* **What needs to be done**
Output all of the data below exactly as given.

━━━ Collected material

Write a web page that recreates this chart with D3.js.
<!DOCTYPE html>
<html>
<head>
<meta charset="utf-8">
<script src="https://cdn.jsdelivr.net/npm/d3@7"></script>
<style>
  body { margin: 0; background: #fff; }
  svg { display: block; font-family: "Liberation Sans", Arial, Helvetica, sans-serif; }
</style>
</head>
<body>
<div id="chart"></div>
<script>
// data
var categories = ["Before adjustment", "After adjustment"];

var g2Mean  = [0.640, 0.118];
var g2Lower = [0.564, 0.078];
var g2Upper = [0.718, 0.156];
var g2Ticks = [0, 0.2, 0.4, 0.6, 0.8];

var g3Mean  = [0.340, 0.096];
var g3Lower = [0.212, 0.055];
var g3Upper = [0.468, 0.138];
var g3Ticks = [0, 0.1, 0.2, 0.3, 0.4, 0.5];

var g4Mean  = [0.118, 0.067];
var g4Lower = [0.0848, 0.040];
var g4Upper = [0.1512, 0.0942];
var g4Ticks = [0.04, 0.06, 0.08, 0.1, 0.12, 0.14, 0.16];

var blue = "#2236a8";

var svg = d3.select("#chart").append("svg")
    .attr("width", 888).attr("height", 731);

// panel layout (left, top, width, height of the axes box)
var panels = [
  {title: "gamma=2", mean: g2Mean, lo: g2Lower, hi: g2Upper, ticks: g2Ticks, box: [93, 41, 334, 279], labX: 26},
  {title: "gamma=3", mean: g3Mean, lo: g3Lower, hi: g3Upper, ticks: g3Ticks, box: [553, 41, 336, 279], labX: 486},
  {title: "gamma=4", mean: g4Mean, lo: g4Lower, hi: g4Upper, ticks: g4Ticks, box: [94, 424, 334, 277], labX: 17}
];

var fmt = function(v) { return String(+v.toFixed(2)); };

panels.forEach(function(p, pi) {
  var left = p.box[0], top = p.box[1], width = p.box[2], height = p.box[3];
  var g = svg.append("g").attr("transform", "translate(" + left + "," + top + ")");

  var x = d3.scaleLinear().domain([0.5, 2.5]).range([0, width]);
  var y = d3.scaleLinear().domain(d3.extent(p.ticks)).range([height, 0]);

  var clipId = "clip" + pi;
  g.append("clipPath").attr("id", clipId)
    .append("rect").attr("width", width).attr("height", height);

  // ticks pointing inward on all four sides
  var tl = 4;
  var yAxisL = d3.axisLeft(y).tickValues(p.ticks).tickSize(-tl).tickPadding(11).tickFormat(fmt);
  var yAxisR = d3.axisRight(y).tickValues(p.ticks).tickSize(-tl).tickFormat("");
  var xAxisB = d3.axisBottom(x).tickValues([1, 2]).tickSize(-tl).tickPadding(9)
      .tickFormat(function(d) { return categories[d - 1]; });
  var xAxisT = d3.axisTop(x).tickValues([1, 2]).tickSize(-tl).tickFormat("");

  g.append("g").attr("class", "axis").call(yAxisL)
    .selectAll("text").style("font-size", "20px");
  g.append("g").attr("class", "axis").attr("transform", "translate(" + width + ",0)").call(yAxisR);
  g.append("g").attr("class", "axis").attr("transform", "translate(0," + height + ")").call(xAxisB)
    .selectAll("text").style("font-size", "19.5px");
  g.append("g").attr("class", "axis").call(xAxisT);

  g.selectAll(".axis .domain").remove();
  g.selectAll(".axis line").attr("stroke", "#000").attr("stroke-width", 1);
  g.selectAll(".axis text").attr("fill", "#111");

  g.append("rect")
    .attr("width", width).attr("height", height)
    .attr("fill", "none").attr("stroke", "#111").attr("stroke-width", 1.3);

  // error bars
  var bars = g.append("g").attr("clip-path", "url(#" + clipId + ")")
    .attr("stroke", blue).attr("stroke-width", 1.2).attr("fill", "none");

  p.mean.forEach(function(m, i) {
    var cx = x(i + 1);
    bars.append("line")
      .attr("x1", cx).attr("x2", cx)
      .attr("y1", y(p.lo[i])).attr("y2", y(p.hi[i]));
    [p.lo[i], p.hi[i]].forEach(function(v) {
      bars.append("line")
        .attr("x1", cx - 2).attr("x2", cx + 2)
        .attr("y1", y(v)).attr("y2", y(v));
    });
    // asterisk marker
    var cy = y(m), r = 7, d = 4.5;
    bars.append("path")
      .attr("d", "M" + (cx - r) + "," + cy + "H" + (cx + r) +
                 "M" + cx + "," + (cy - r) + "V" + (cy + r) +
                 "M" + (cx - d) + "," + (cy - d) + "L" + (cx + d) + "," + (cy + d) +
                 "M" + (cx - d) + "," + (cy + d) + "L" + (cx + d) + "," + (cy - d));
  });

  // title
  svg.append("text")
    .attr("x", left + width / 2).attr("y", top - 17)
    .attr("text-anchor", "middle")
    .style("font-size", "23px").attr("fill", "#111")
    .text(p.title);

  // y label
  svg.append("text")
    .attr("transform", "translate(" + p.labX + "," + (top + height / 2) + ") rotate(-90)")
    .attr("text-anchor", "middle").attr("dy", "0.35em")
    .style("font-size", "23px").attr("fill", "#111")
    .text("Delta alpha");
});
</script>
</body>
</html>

━━━━━━

* **Result below**
Write a web page that recreates this chart with D3.js.
<!DOCTYPE html>
<html>
<head>
<meta charset="utf-8">
<script src="https://cdn.jsdelivr.net/npm/d3@7"></script>
<style>
  body { margin: 0; background: #fff; }
  svg { display: block; font-family: "Liberation Sans", Arial, Helvetica, sans-serif; }
</style>
</head>
<body>
<div id="chart"></div>
<script>
// data
var categories = ["Before adjustment", "After adjustment"];

var g2Mean  = [0.640, 0.118];
var g2Lower = [0.564, 0.078];
var g2Upper = [0.718, 0.156];
var g2Ticks = [0, 0.2, 0.4, 0.6, 0.8];

var g3Mean  = [0.340, 0.096];
var g3Lower = [0.212, 0.055];
var g3Upper = [0.468, 0.138];
var g3Ticks = [0, 0.1, 0.2, 0.3, 0.4, 0.5];

var g4Mean  = [0.118, 0.067];
var g4Lower = [0.0848, 0.040];
var g4Upper = [0.1512, 0.0942];
var g4Ticks = [0.04, 0.06, 0.08, 0.1, 0.12, 0.14, 0.16];

var blue = "#2236a8";

var svg = d3.select("#chart").append("svg")
    .attr("width", 888).attr("height", 731);

// panel layout (left, top, width, height of the axes box)
var panels = [
  {title: "gamma=2", mean: g2Mean, lo: g2Lower, hi: g2Upper, ticks: g2Ticks, box: [93, 41, 334, 279], labX: 26},
  {title: "gamma=3", mean: g3Mean, lo: g3Lower, hi: g3Upper, ticks: g3Ticks, box: [553, 41, 336, 279], labX: 486},
  {title: "gamma=4", mean: g4Mean, lo: g4Lower, hi: g4Upper, ticks: g4Ticks, box: [94, 424, 334, 277], labX: 17}
];

var fmt = function(v) { return String(+v.toFixed(2)); };

panels.forEach(function(p, pi) {
  var left = p.box[0], top = p.box[1], width = p.box[2], height = p.box[3];
  var g = svg.append("g").attr("transform", "translate(" + left + "," + top + ")");

  var x = d3.scaleLinear().domain([0.5, 2.5]).range([0, width]);
  var y = d3.scaleLinear().domain(d3.extent(p.ticks)).range([height, 0]);

  var clipId = "clip" + pi;
  g.append("clipPath").attr("id", clipId)
    .append("rect").attr("width", width).attr("height", height);

  // ticks pointing inward on all four sides
  var tl = 4;
  var yAxisL = d3.axisLeft(y).tickValues(p.ticks).tickSize(-tl).tickPadding(11).tickFormat(fmt);
  var yAxisR = d3.axisRight(y).tickValues(p.ticks).tickSize(-tl).tickFormat("");
  var xAxisB = d3.axisBottom(x).tickValues([1, 2]).tickSize(-tl).tickPadding(9)
      .tickFormat(function(d) { return categories[d - 1]; });
  var xAxisT = d3.axisTop(x).tickValues([1, 2]).tickSize(-tl).tickFormat("");

  g.append("g").attr("class", "axis").call(yAxisL)
    .selectAll("text").style("font-size", "20px");
  g.append("g").attr("class", "axis").attr("transform", "translate(" + width + ",0)").call(yAxisR);
  g.append("g").attr("class", "axis").attr("transform", "translate(0," + height + ")").call(xAxisB)
    .selectAll("text").style("font-size", "19.5px");
  g.append("g").attr("class", "axis").call(xAxisT);

  g.selectAll(".axis .domain").remove();
  g.selectAll(".axis line").attr("stroke", "#000").attr("stroke-width", 1);
  g.selectAll(".axis text").attr("fill", "#111");

  g.append("rect")
    .attr("width", width).attr("height", height)
    .attr("fill", "none").attr("stroke", "#111").attr("stroke-width", 1.3);

  // error bars
  var bars = g.append("g").attr("clip-path", "url(#" + clipId + ")")
    .attr("stroke", blue).attr("stroke-width", 1.2).attr("fill", "none");

  p.mean.forEach(function(m, i) {
    var cx = x(i + 1);
    bars.append("line")
      .attr("x1", cx).attr("x2", cx)
      .attr("y1", y(p.lo[i])).attr("y2", y(p.hi[i]));
    [p.lo[i], p.hi[i]].forEach(function(v) {
      bars.append("line")
        .attr("x1", cx - 2).attr("x2", cx + 2)
        .attr("y1", y(v)).attr("y2", y(v));
    });
    // asterisk marker
    var cy = y(m), r = 7, d = 4.5;
    bars.append("path")
      .attr("d", "M" + (cx - r) + "," + cy + "H" + (cx + r) +
                 "M" + cx + "," + (cy - r) + "V" + (cy + r) +
                 "M" + (cx - d) + "," + (cy - d) + "L" + (cx + d) + "," + (cy + d) +
                 "M" + (cx - d) + "," + (cy + d) + "L" + (cx + d) + "," + (cy - d));
  });

  // title
  svg.append("text")
    .attr("x", left + width / 2).attr("y", top - 17)
    .attr("text-anchor", "middle")
    .style("font-size", "23px").attr("fill", "#111")
    .text(p.title);

  // y label
  svg.append("text")
    .attr("transform", "translate(" + p.labX + "," + (top + height / 2) + ") rotate(-90)")
    .attr("text-anchor", "middle").attr("dy", "0.35em")
    .style("font-size", "23px").attr("fill", "#111")
    .text("Delta alpha");
});
</script>
</body>
</html>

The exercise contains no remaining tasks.